INSTRUCTIONS TO FOLLOW
All of the entries must be reproduced exactly, with no images carried over.

DATASET ENTRIES
──────────

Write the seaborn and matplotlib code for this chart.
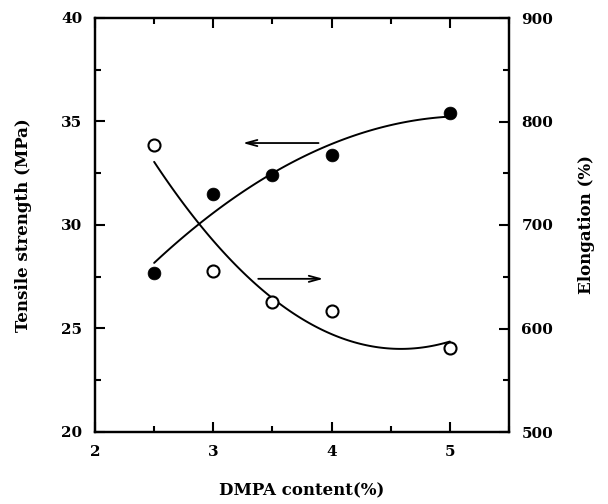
import numpy as np
import pandas as pd
import matplotlib
matplotlib.use("Agg")
import matplotlib.pyplot as plt
from matplotlib.ticker import MultipleLocator
import seaborn as sns

dmpa = [2.5, 3.0, 3.5, 4.0, 5.0]
tensile = [27.7, 31.5, 32.4, 33.4, 35.4]
elongation = [777, 656, 626, 617, 581]

x_label = "DMPA content(%)"
y_label_left = "Tensile strength (MPa)"
y_label_right = "Elongation (%)"

sns.set_style("ticks")
plt.rcParams["font.family"] = ["DejaVu Serif"]
plt.rcParams["font.weight"] = "bold"
for k in ("text.color", "axes.labelcolor", "xtick.color", "ytick.color", "axes.edgecolor"):
    plt.rcParams[k] = "black"

df = pd.DataFrame({"dmpa": dmpa, "tensile": tensile, "elong": elongation})

fig = plt.figure(figsize=(6.08, 5.04), dpi=100)
ax = fig.add_axes([95/608, 1-432/504, (509-95)/608, (432-18)/504])
ax2 = ax.twinx()

# tensile: filled
sns.regplot(data=df, x="dmpa", y="tensile", order=2, ci=None, scatter=False,
            ax=ax, color="black", line_kws=dict(lw=1.4))
sns.scatterplot(data=df, x="dmpa", y="tensile", ax=ax, color="black",
                s=85, marker="o", edgecolor="black", linewidth=0.5, zorder=5)

# elongation: open
sns.regplot(data=df, x="dmpa", y="elong", order=2, ci=None, scatter=False,
            ax=ax2, color="black", line_kws=dict(lw=1.4))
sns.scatterplot(data=df, x="dmpa", y="elong", ax=ax2, facecolor="white",
                edgecolor="black", s=75, marker="o", linewidth=1.5, zorder=5)

ax.set_xlim(2, 5.5)
ax.set_ylim(20, 40)
ax2.set_ylim(500, 900)

ax.xaxis.set_major_locator(MultipleLocator(1))
ax.xaxis.set_minor_locator(MultipleLocator(0.5))
ax.yaxis.set_major_locator(MultipleLocator(5))
ax.yaxis.set_minor_locator(MultipleLocator(2.5))
ax2.yaxis.set_major_locator(MultipleLocator(100))
ax2.yaxis.set_minor_locator(MultipleLocator(50))

ax.set_xticks([2, 3, 4, 5])
ax.set_xticklabels(["2", "3", "4", "5"])

for a in (ax, ax2):
    for s in a.spines.values():
        s.set_linewidth(1.6)
        s.set_visible(True)
        s.set_color("black")
ax.tick_params(axis="both", which="major", direction="in", length=7, width=1.5,
               labelsize=11, pad=9, top=True)
ax.tick_params(axis="both", which="minor", direction="in", length=4.5, width=1.5, top=True)
ax.tick_params(axis="y", which="both", right=False)
ax2.tick_params(axis="y", which="major", direction="in", length=7, width=1.5,
                labelsize=11, pad=9)
ax2.tick_params(axis="y", which="minor", direction="in", length=4.5, width=1.5)

ax.set_xlabel(x_label, fontsize=12, fontweight="bold", labelpad=17)
ax.set_ylabel(y_label_left, fontsize=12, fontweight="bold", labelpad=21)
ax2.set_ylabel(y_label_right, fontsize=12, fontweight="bold", labelpad=18)

ax.annotate("", xy=(3.25, 33.96), xytext=(3.89, 33.96),
            arrowprops=dict(arrowstyle="->,head_length=0.8,head_width=0.22",
                            color="black", lw=1.3, shrinkA=0, shrinkB=0))
ax.annotate("", xy=(3.93, 27.4), xytext=(3.38, 27.4),
            arrowprops=dict(arrowstyle="->,head_length=0.8,head_width=0.22",
                            color="black", lw=1.3, shrinkA=0, shrinkB=0))

fig.savefig("out.png", dpi=100)
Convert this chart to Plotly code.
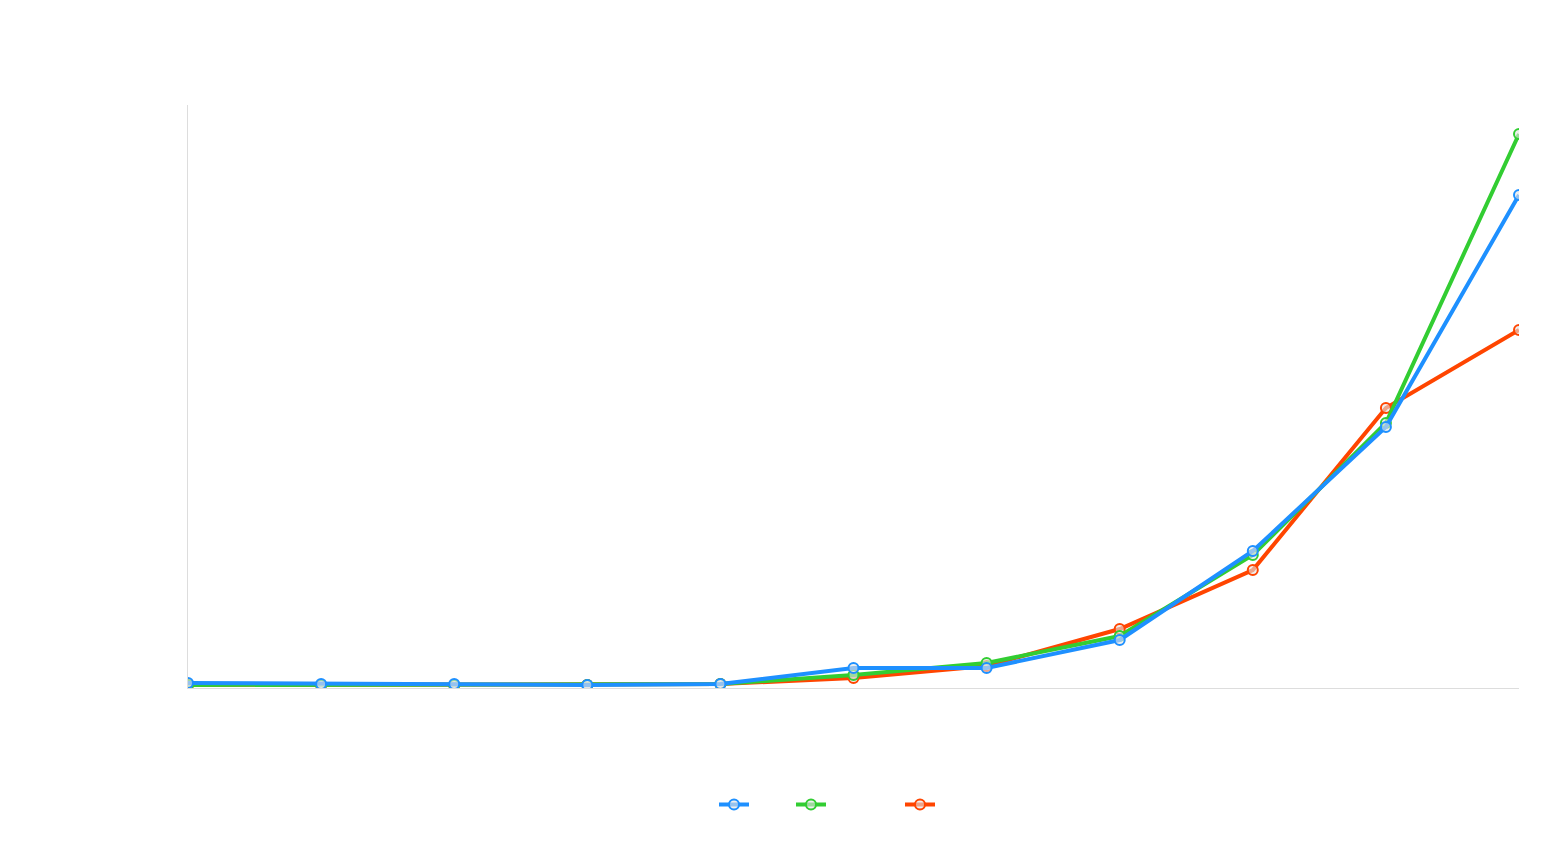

──────────

FULL OUTPUT
Write the seaborn and matplotlib code for this chart.
import numpy as np
import pandas as pd
import matplotlib
matplotlib.use("Agg")
import matplotlib.pyplot as plt
from matplotlib.ticker import MultipleLocator
import seaborn as sns

dmpa = [2.5, 3.0, 3.5, 4.0, 5.0]
tensile = [27.7, 31.5, 32.4, 33.4, 35.4]
elongation = [777, 656, 626, 617, 581]

x_label = "DMPA content(%)"
y_label_left = "Tensile strength (MPa)"
y_label_right = "Elongation (%)"

sns.set_style("ticks")
plt.rcParams["font.family"] = ["DejaVu Serif"]
plt.rcParams["font.weight"] = "bold"
for k in ("text.color", "axes.labelcolor", "xtick.color", "ytick.color", "axes.edgecolor"):
    plt.rcParams[k] = "black"

df = pd.DataFrame({"dmpa": dmpa, "tensile": tensile, "elong": elongation})

fig = plt.figure(figsize=(6.08, 5.04), dpi=100)
ax = fig.add_axes([95/608, 1-432/504, (509-95)/608, (432-18)/504])
ax2 = ax.twinx()

# tensile: filled
sns.regplot(data=df, x="dmpa", y="tensile", order=2, ci=None, scatter=False,
            ax=ax, color="black", line_kws=dict(lw=1.4))
sns.scatterplot(data=df, x="dmpa", y="tensile", ax=ax, color="black",
                s=85, marker="o", edgecolor="black", linewidth=0.5, zorder=5)

# elongation: open
sns.regplot(data=df, x="dmpa", y="elong", order=2, ci=None, scatter=False,
            ax=ax2, color="black", line_kws=dict(lw=1.4))
sns.scatterplot(data=df, x="dmpa", y="elong", ax=ax2, facecolor="white",
                edgecolor="black", s=75, marker="o", linewidth=1.5, zorder=5)

ax.set_xlim(2, 5.5)
ax.set_ylim(20, 40)
ax2.set_ylim(500, 900)

ax.xaxis.set_major_locator(MultipleLocator(1))
ax.xaxis.set_minor_locator(MultipleLocator(0.5))
ax.yaxis.set_major_locator(MultipleLocator(5))
ax.yaxis.set_minor_locator(MultipleLocator(2.5))
ax2.yaxis.set_major_locator(MultipleLocator(100))
ax2.yaxis.set_minor_locator(MultipleLocator(50))

ax.set_xticks([2, 3, 4, 5])
ax.set_xticklabels(["2", "3", "4", "5"])

for a in (ax, ax2):
    for s in a.spines.values():
        s.set_linewidth(1.6)
        s.set_visible(True)
        s.set_color("black")
ax.tick_params(axis="both", which="major", direction="in", length=7, width=1.5,
               labelsize=11, pad=9, top=True)
ax.tick_params(axis="both", which="minor", direction="in", length=4.5, width=1.5, top=True)
ax.tick_params(axis="y", which="both", right=False)
ax2.tick_params(axis="y", which="major", direction="in", length=7, width=1.5,
                labelsize=11, pad=9)
ax2.tick_params(axis="y", which="minor", direction="in", length=4.5, width=1.5)

ax.set_xlabel(x_label, fontsize=12, fontweight="bold", labelpad=17)
ax.set_ylabel(y_label_left, fontsize=12, fontweight="bold", labelpad=21)
ax2.set_ylabel(y_label_right, fontsize=12, fontweight="bold", labelpad=18)

ax.annotate("", xy=(3.25, 33.96), xytext=(3.89, 33.96),
            arrowprops=dict(arrowstyle="->,head_length=0.8,head_width=0.22",
                            color="black", lw=1.3, shrinkA=0, shrinkB=0))
ax.annotate("", xy=(3.93, 27.4), xytext=(3.38, 27.4),
            arrowprops=dict(arrowstyle="->,head_length=0.8,head_width=0.22",
                            color="black", lw=1.3, shrinkA=0, shrinkB=0))

fig.savefig("out.png", dpi=100)
Convert this chart to Plotly code.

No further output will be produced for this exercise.